Нам с Питером было соответственно восемь и девять лет, когда наша мать вышла за Чарльза и мы переехали из скромной квартирки в Манхэттене, где у нас была общая спальня, в семейное поместье Гринвудов в Массачусетсе – Честнат-Хилл, богатый пригород Бостона. В один миг мы с братом обзавелись четырьмя взрослыми сводными братьями и сестрами – никто из них с нами не жил – и скакнули вверх на несколько ступенек по социальной лестнице.
Наш новый дом был особняком с семнадцатью спальнями, девятью ванными комнатами, библиотекой, гостиной и столовой, с величественным холлом, который освещали две люстры размером со стол каждая, и с крылом для слуг вдвое бо?льшим, чем наша прежняя квартира. Некоторые комнаты в нем казались огромными, почти как теннисный корт, достаточно длинными, чтобы я могла выполнить свою любимую акробатическую связку – разбег, колесо, обратный переход, – и снабженными каминами размером с крепость. Наше новое столовое серебро, наследство по линии матери Чарльза, было тяжелее прежних приборов; его вес указывал на что-то такое, что я не вполне понимала. Сводные пугали нас рассказами о летучих мышах и призраке давно почившего садовника, который обитал на землях поместья.
Я в этом доме чувствовала себя не в своей тарелке, что мы списывали на его адрес: Эссекс-роуд, дом 100. Я скучала по отцу и подругам в Нью-Йорке, а также по обществу брата, с которым мы больше не делили одну комнату. Спальня Питера располагалась далеко от моей, на другом этаже, в другом крыле; у нас даже не было общей лестницы, чтобы случайно столкнуться на ней. В новом доме классическая поговорка «детей должно быть видно, но не слышно» воплощалась еще буквальнее: детей не было ни видно, ни слышно. Но, когда я впервые увидела, как моя мать спускалась по роскошной мраморной лестнице, той, что изгибалась наподобие оконечности самого Кейп-Кода, мне стало ясно, что она попала в свою стихию.

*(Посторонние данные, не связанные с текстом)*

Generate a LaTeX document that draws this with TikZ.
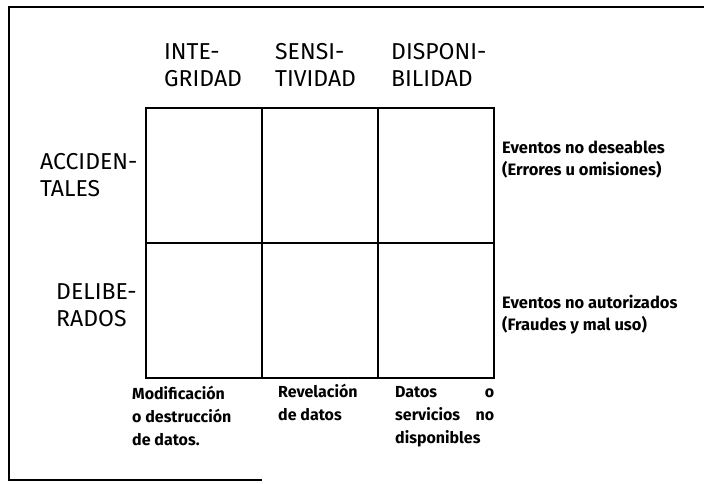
\documentclass[tikz,border=0pt]{standalone}
\usepackage{fontspec}
\setmainfont{Fira Sans}
\begin{document}
\begin{tikzpicture}[x=1pt,y=-1pt,
  frame/.style={line width=1.4pt},
  gridline/.style={line width=1.6pt},
  head/.style={inner sep=0pt,anchor=north west,align=left,font=\fontsize{23}{27}\selectfont},
  note/.style={inner sep=0pt,anchor=north west,align=left,font=\bfseries\fontsize{16.5}{22}\selectfont},
  foot/.style={inner sep=0pt,anchor=north west,align=left,font=\bfseries\fontsize{16}{23}\selectfont}]
\useasboundingbox (0,0) rectangle (704,483);
% frame
\coordinate (f1) at (9,7);
\coordinate (f2) at (704,7);
\coordinate (f3) at (9,480);
\coordinate (f4) at (262,480);
\draw[frame] (f2) -- (f1) -- (f3) -- (f4);
% grid
\coordinate (g00) at (146,108);
\coordinate (g30) at (494,108);
\coordinate (g01) at (146,243);
\coordinate (g31) at (494,243);
\coordinate (g02) at (146,378);
\coordinate (g32) at (494,378);
\coordinate (g10) at (262,108);
\coordinate (g12) at (262,378);
\coordinate (g20) at (378,108);
\coordinate (g22) at (378,378);
\draw[gridline] (g00) rectangle (g32);
\draw[gridline] (g01) -- (g31);
\draw[gridline] (g10) -- (g12);
\draw[gridline] (g20) -- (g22);
% column headers
\node[head] (h1) at (164,43) {INTE-\\GRIDAD};
\node[head] (h2) at (275,43) {SENSI-\\TIVIDAD};
\node[head] (h3) at (391,43) {DISPONI-\\BILIDAD};
% row labels
\node[head] (r1) at (40,153) {ACCIDEN-\\TALES};
\node[head] (r2) at (56,283) {DELIBE-\\RADOS};
% right notes
\node[note] (n1) at (502,141) {Eventos no deseables\\(Errores u omisiones)};
\node[note] (n2) at (502,295) {Eventos no autorizados\\(Fraudes y mal uso)};
% bottom notes
\node[foot] (b1) at (132,386) {Modificación\\o destrucción\\de datos.};
\node[foot] (b2) at (278,384) {Revelación\\de datos};
\node[foot] (b3) at (395,386) {\makebox[99pt][s]{Datos\hfill o}\\\makebox[99pt][s]{servicios\hfill no}\\disponibles};
\end{tikzpicture}
\end{document}
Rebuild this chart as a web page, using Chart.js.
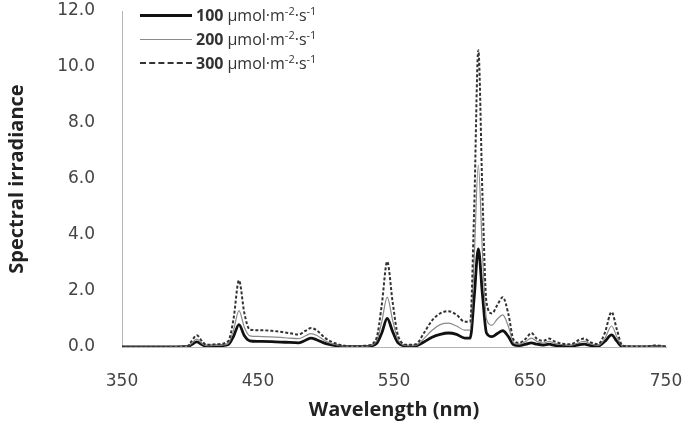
<!DOCTYPE html>
<html>
<head>
<meta charset="utf-8">
<script src="https://cdn.jsdelivr.net/npm/chart.js@4.4.1/dist/chart.umd.min.js"></script>
<style>
  html, body { margin: 0; padding: 0; background: #fff; }
  #wrap { position: relative; width: 692px; height: 426px; }
  #legend { position: absolute; left: 140px; top: 3px; font-family: "Open Sans", sans-serif; color: #333; }
  .row { display: flex; align-items: center; height: 24px; }
  .swatch { width: 52px; height: 0; margin-right: 4px; }
  .row b { font-size: 16px; margin-right: 4px; }
  .row span.unit { font-size: 16px; }
  .row sup { font-size: 11px; }
</style>
</head>
<body>
<div id="wrap">
  <canvas id="spectrum" width="692" height="426"></canvas>
  <div id="legend"></div>
</div>
<script>
(function () {
  "use strict";

  // wavelength samples (nm)
  const wavelengths = [350, 360, 380, 398, 401, 405, 409, 412, 420, 428, 432, 436, 440, 444, 450, 460, 470, 480, 485, 489, 493, 500, 510, 520, 530, 537, 541, 545, 549, 553, 560, 566, 572, 578, 584, 590, 596, 602, 606, 609, 612, 615, 618, 622, 626, 630, 634, 638, 642, 647, 651, 655, 660, 664, 668, 674, 680, 686, 690, 694, 700, 705, 710, 714, 718, 725, 735, 743, 750];

  const irr100 = [0, 0, 0, 0.01, 0.08, 0.18, 0.08, 0.03, 0.04, 0.08, 0.38, 0.8, 0.4, 0.22, 0.2, 0.19, 0.17, 0.15, 0.24, 0.32, 0.26, 0.12, 0.03, 0.01, 0.02, 0.12, 0.5, 1.02, 0.55, 0.15, 0.03, 0.04, 0.18, 0.35, 0.45, 0.5, 0.45, 0.32, 0.32, 1.8, 3.5, 1.9, 0.5, 0.37, 0.48, 0.58, 0.38, 0.08, 0.05, 0.1, 0.15, 0.1, 0.07, 0.1, 0.06, 0.04, 0.03, 0.08, 0.1, 0.06, 0.03, 0.2, 0.43, 0.2, 0.01, 0, 0, 0.02, 0];

  const irr200 = [0, 0, 0, 0.01, 0.12, 0.28, 0.12, 0.05, 0.06, 0.12, 0.6, 1.3, 0.7, 0.4, 0.38, 0.36, 0.33, 0.3, 0.4, 0.48, 0.42, 0.2, 0.05, 0.02, 0.03, 0.2, 0.9, 1.78, 0.95, 0.25, 0.05, 0.06, 0.3, 0.6, 0.8, 0.85, 0.75, 0.6, 0.6, 3.2, 6.5, 3.4, 1.0, 0.78, 1.0, 1.15, 0.75, 0.15, 0.1, 0.2, 0.32, 0.2, 0.14, 0.2, 0.13, 0.08, 0.06, 0.16, 0.2, 0.12, 0.06, 0.3, 0.75, 0.35, 0.03, 0.01, 0.01, 0.04, 0];

  const irr300 = [0, 0, 0, 0.02, 0.2, 0.42, 0.2, 0.08, 0.1, 0.2, 1.0, 2.38, 1.2, 0.62, 0.6, 0.58, 0.52, 0.45, 0.58, 0.68, 0.6, 0.3, 0.08, 0.03, 0.05, 0.3, 1.5, 3.05, 1.6, 0.4, 0.08, 0.1, 0.5, 0.95, 1.2, 1.28, 1.15, 0.9, 0.9, 5.0, 10.6, 5.5, 1.6, 1.2, 1.5, 1.78, 1.2, 0.25, 0.15, 0.3, 0.5, 0.3, 0.22, 0.3, 0.2, 0.12, 0.1, 0.25, 0.3, 0.18, 0.1, 0.5, 1.25, 0.6, 0.05, 0.02, 0.02, 0.06, 0];

  const seriesNames = ["100", "200", "300"];
  const xTicks = [350, 450, 550, 650, 750];
  const yTicks = [0, 2, 4, 6, 8, 10, 12];

  const styles = [
    { color: "#111", width: 2.8, dash: [] },
    { color: "#8a8a8a", width: 1.2, dash: [] },
    { color: "#333", width: 2, dash: [3, 2] },
  ];

  const pts = (vals) => wavelengths.map((w, i) => ({ x: w, y: vals[i] }));
  const allSeries = [irr100, irr200, irr300];

  const datasets = allSeries.map((vals, i) => ({
    label: seriesNames[i],
    data: pts(vals),
    borderColor: styles[i].color,
    borderWidth: styles[i].width,
    borderDash: styles[i].dash,
    pointRadius: 0,
    fill: false,
    tension: 0.3,
    cubicInterpolationMode: "monotone",
  })).reverse();

  const tickFont = { family: "DejaVu Sans", size: 17 };
  const titleFont = { family: "Open Sans", size: 20, weight: "bold" };

  new Chart(document.getElementById("spectrum"), {
    type: "line",
    data: { datasets },
    options: {
      responsive: false,
      animation: false,
      layout: { padding: { left: 0, right: 26, top: 11, bottom: 0 } },
      plugins: { legend: { display: false }, tooltip: { enabled: false } },
      scales: {
        x: {
          type: "linear",
          min: 350,
          max: 750,
          afterBuildTicks(scale) { scale.ticks = xTicks.map((v) => ({ value: v })); },
          afterFit(scale) {
            scale.height = 79;
            scale.paddingLeft = 0;
            scale.paddingRight = 0;
          },
          grid: { display: false, drawTicks: true, tickLength: 8, color: "#b5b5b5" },
          border: { color: "#b5b5b5", width: 1 },
          ticks: { font: tickFont, color: "#444", padding: 16, maxRotation: 0 },
          title: { display: true, text: "Wavelength (nm)", font: titleFont, color: "#222", padding: { top: 0, bottom: 4 } },
        },
        y: {
          min: 0,
          max: 12,
          afterBuildTicks(scale) { scale.ticks = yTicks.map((v) => ({ value: v })); },
          afterFit(scale) {
            scale.width = 122;
            scale.paddingTop = 0;
            scale.paddingBottom = 0;
          },
          grid: { display: false, drawTicks: true, tickLength: 8, color: "#b5b5b5" },
          border: { color: "#b5b5b5", width: 1 },
          ticks: { font: tickFont, color: "#444", padding: 19, callback: (v) => Number(v).toFixed(1) },
          title: { display: true, text: "Spectral irradiance", font: titleFont, color: "#222", padding: { top: 5, bottom: 0 } },
        },
      },
    },
  });

  // legend: line samples with bold dose + unit
  const legend = document.getElementById("legend");
  seriesNames.forEach((name, i) => {
    const row = document.createElement("div");
    row.className = "row";
    const sw = document.createElement("div");
    sw.className = "swatch";
    const s = styles[i];
    sw.style.borderTop = `${Math.round(s.width)}px ${s.dash.length ? "dashed" : "solid"} ${s.color}`;
    row.appendChild(sw);
    const b = document.createElement("b");
    b.textContent = name;
    row.appendChild(b);
    const u = document.createElement("span");
    u.className = "unit";
    u.innerHTML = "μmol·m<sup>-2</sup>·s<sup>-1</sup>";
    row.appendChild(u);
    legend.appendChild(row);
  });
})();
</script>
</body>
</html>
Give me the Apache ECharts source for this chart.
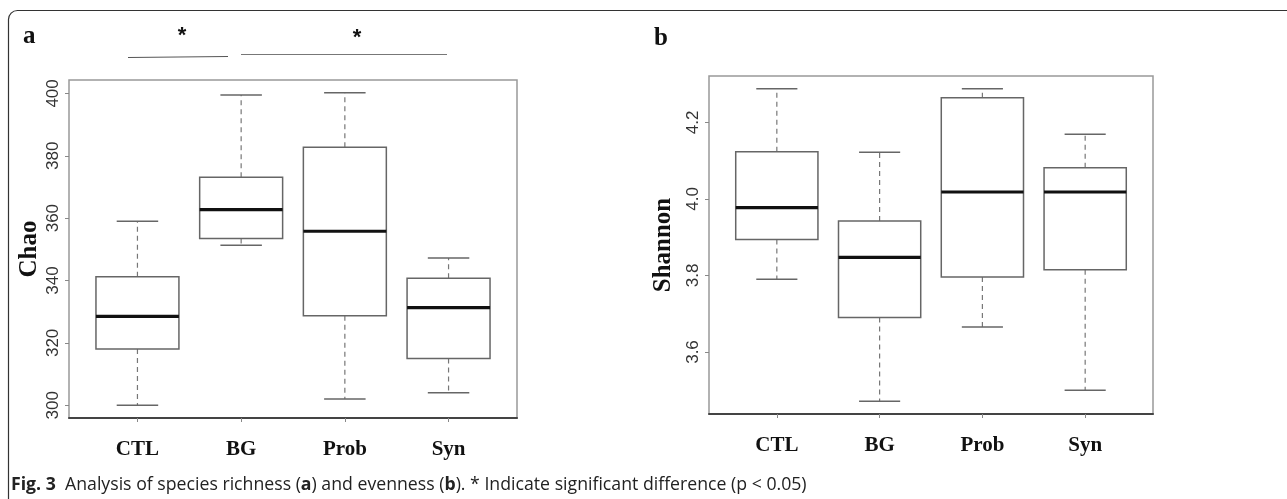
<!DOCTYPE html>
<html>
<head>
<meta charset="utf-8">
<script src="https://cdn.jsdelivr.net/npm/echarts@6/dist/echarts.min.js"></script>
<style>
html, body { margin: 0; padding: 0; background: #fff; }
#chart { width: 1287px; height: 499px; }
</style>
</head>
<body>
<div id="chart"></div>
<script>
// groups
var categories = ['CTL', 'BG', 'Prob', 'Syn'];

// Chao (panel a): lower whisker, Q1, median, Q3, upper whisker
var chaoLow = [300, 351.3, 302, 304];
var chaoQ1 = [318, 353.5, 328.7, 315];
var chaoMed = [328.5, 362.7, 355.8, 331.3];
var chaoQ3 = [341.2, 373.1, 382.7, 340.7];
var chaoHigh = [359, 399.5, 400.2, 347.2];
var chaoTicks = [300, 320, 340, 360, 380, 400];

// Shannon (panel b)
var shanLow = [3.790, 3.471, 3.665, 3.500];
var shanQ1 = [3.894, 3.690, 3.796, 3.815];
var shanMed = [3.977, 3.847, 4.018, 4.018];
var shanQ3 = [4.123, 3.942, 4.264, 4.081];
var shanHigh = [4.288, 4.122, 4.288, 4.169];
var shanTicks = [3.6, 3.8, 4.0, 4.2];

var catTicks = [1, 2, 3, 4];

function buildData(lo, q1, med, q3, hi) {
	var out = [];
	for (var i = 0; i < categories.length; i++) {
		out.push([i + 1, lo[i], q1[i], med[i], q3[i], hi[i]]);
	}
	return out;
}

// draws one R-style box: dashed whiskers, caps, white box, thick median
function renderBox(params, api) {
	var x = api.value(0);
	var lo = api.coord([x, api.value(1)]);
	var q1 = api.coord([x, api.value(2)]);
	var med = api.coord([x, api.value(3)]);
	var q3 = api.coord([x, api.value(4)]);
	var hi = api.coord([x, api.value(5)]);
	var bw = api.size([0.8, 0])[0];
	var cw = api.size([0.4, 0])[0];
	var cx = med[0];
	var whisk = { stroke: '#777', lineWidth: 1.2, lineDash: [5, 4] };
	var cap = { stroke: '#666', lineWidth: 1.5 };
	return {
		type: 'group',
		children: [
			{ type: 'line', shape: { x1: cx, y1: q3[1], x2: cx, y2: hi[1] }, style: whisk },
			{ type: 'line', shape: { x1: cx, y1: q1[1], x2: cx, y2: lo[1] }, style: whisk },
			{ type: 'line', shape: { x1: cx - cw / 2, y1: hi[1], x2: cx + cw / 2, y2: hi[1] }, style: cap },
			{ type: 'line', shape: { x1: cx - cw / 2, y1: lo[1], x2: cx + cw / 2, y2: lo[1] }, style: cap },
			{ type: 'rect', shape: { x: cx - bw / 2, y: q3[1], width: bw, height: q1[1] - q3[1] },
				style: { fill: '#fff', stroke: '#666', lineWidth: 1.5 } },
			{ type: 'line', shape: { x1: cx - bw / 2, y1: med[1], x2: cx + bw / 2, y2: med[1] },
				style: { stroke: '#111', lineWidth: 3.2 } }
		]
	};
}

function makeX(idx) {
	return {
		gridIndex: idx,
		type: 'value',
		min: 0.34,
		max: 4.66,
		splitLine: { show: false },
		axisLine: { show: true, onZero: false, lineStyle: { color: '#444', width: 2 } },
		axisTick: { show: true, length: 4, customValues: catTicks, lineStyle: { color: '#888' } },
		axisLabel: {
			customValues: catTicks,
			margin: 21,
			fontFamily: 'Liberation Serif',
			fontWeight: 'bold',
			fontSize: 21,
			color: '#111',
			formatter: function(v) { return categories[Math.round(v) - 1]; }
		}
	};
}

function makeY(idx, min, max, ticks, name, gap, digits) {
	return {
		gridIndex: idx,
		type: 'value',
		min: min,
		max: max,
		name: name,
		nameLocation: 'middle',
		nameGap: gap,
		nameTextStyle: { fontFamily: 'Liberation Serif', fontWeight: 'bold', fontSize: 25, color: '#111' },
		splitLine: { show: false },
		axisLine: { show: false },
		axisTick: { show: true, length: 4, customValues: ticks, lineStyle: { color: '#888' } },
		axisLabel: {
			customValues: ticks,
			rotate: 90,
			margin: 7,
			fontFamily: 'Liberation Sans',
			fontSize: 17,
			color: '#333',
			formatter: function(v) { return v.toFixed(digits); }
		}
	};
}

var chart = echarts.init(document.getElementById('chart'), null, { renderer: 'canvas' });

var option = {
	animation: false,
	backgroundColor: '#fff',
	grid: [
		{ left: 69, top: 80, width: 448, height: 338, show: true, borderColor: '#999', borderWidth: 1.5, backgroundColor: 'transparent' },
		{ left: 709, top: 76, width: 444, height: 338, show: true, borderColor: '#999', borderWidth: 1.5, backgroundColor: 'transparent' }
	],
	xAxis: [makeX(0), makeX(1)],
	yAxis: [
		makeY(0, 295.9, 404.3, chaoTicks, 'Chao', 27, 0),
		makeY(1, 3.438, 4.321, shanTicks, 'Shannon', 33, 1)
	],
	series: [
		{
			name: 'Chao', type: 'custom', xAxisIndex: 0, yAxisIndex: 0,
			renderItem: renderBox,
			encode: { x: 0, y: [1, 2, 3, 4, 5] },
			data: buildData(chaoLow, chaoQ1, chaoMed, chaoQ3, chaoHigh)
		},
		{
			name: 'Shannon', type: 'custom', xAxisIndex: 1, yAxisIndex: 1,
			renderItem: renderBox,
			encode: { x: 0, y: [1, 2, 3, 4, 5] },
			data: buildData(shanLow, shanQ1, shanMed, shanQ3, shanHigh)
		}
	],
	graphic: [
		// figure frame
		{ type: 'rect', shape: { x: 8.5, y: 10.5, width: 1400, height: 600, r: 9 },
			style: { fill: 'none', stroke: '#333', lineWidth: 1.2 }, silent: true },
		// panel letters
		{ type: 'text', left: 23, top: 24, style: { text: 'a', font: 'bold 25px "Liberation Serif"', fill: '#111' } },
		{ type: 'text', left: 654, top: 26, style: { text: 'b', font: 'bold 25px "Liberation Serif"', fill: '#111' } },
		// significance marks
		{ type: 'line', shape: { x1: 128, y1: 57.5, x2: 228, y2: 56.5 }, style: { stroke: '#555', lineWidth: 1.2 } },
		{ type: 'line', shape: { x1: 241, y1: 54.5, x2: 447, y2: 54.5 }, style: { stroke: '#777', lineWidth: 1.2 } },
		{ type: 'text', x: 182, y: 36, style: { text: '*', font: 'bold 22px "Liberation Sans"', fill: '#111', align: 'center', verticalAlign: 'middle' } },
		{ type: 'text', x: 357, y: 38, style: { text: '*', font: 'bold 22px "Liberation Sans"', fill: '#111', align: 'center', verticalAlign: 'middle' } },
		// caption
		{ type: 'text', x: 11, y: 485, style: {
			text: '{b|Fig. 3}  Analysis of species richness ({b|a}) and evenness ({b|b}). * Indicate significant difference (p < 0.05)',
			font: '17.7px "Open Sans"', fill: '#222', verticalAlign: 'middle',
			rich: {
				b: { fontWeight: 'bold', fontFamily: 'Open Sans', fontSize: 17.7, fill: '#222' }
			}
		} }
	]
};

chart.setOption(option);
</script>
</body>
</html>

Каждые вторые выходные нас с Питером отправляли повидаться с отцом, как правило, в его домик в Ньютауне, штат Коннектикут, куда мы часто ездили всей семьей раньше. Мы садились на автобус «Грейхаунд» из Бостона до Хартфорда и занимали места прямо за кабинкой водителя, нашего де-факто бебиситтера, которому мать сообщала, что мы путешествуем одни. Отец встречал нас на автовокзале, и остаток пути мы проделывали в его машине. Крохотный белый домик стоял на плато в лесу, окруженный развалившимися каменными стенами и высокими лириодендронами. Очаровательная и спартанская, эта хижина во всех отношениях была противоположностью особняку, который мы ныне называли своим домом. Сзади к ней примыкал полуразрушенный флигель, в большой комнате стояла старинная печь Франклина[7 - Печь Франклина, или Пенсильванский камин, – металлический камин, созданный Бенджамином Франклином в 1742 году для улучшения теплопроводности и экономичности.], которая согревала нас в холодные ночи, а еще там была старая стальная ванна, которую отец наполнял подогретой водой в тех редких случаях, когда мы там мылись.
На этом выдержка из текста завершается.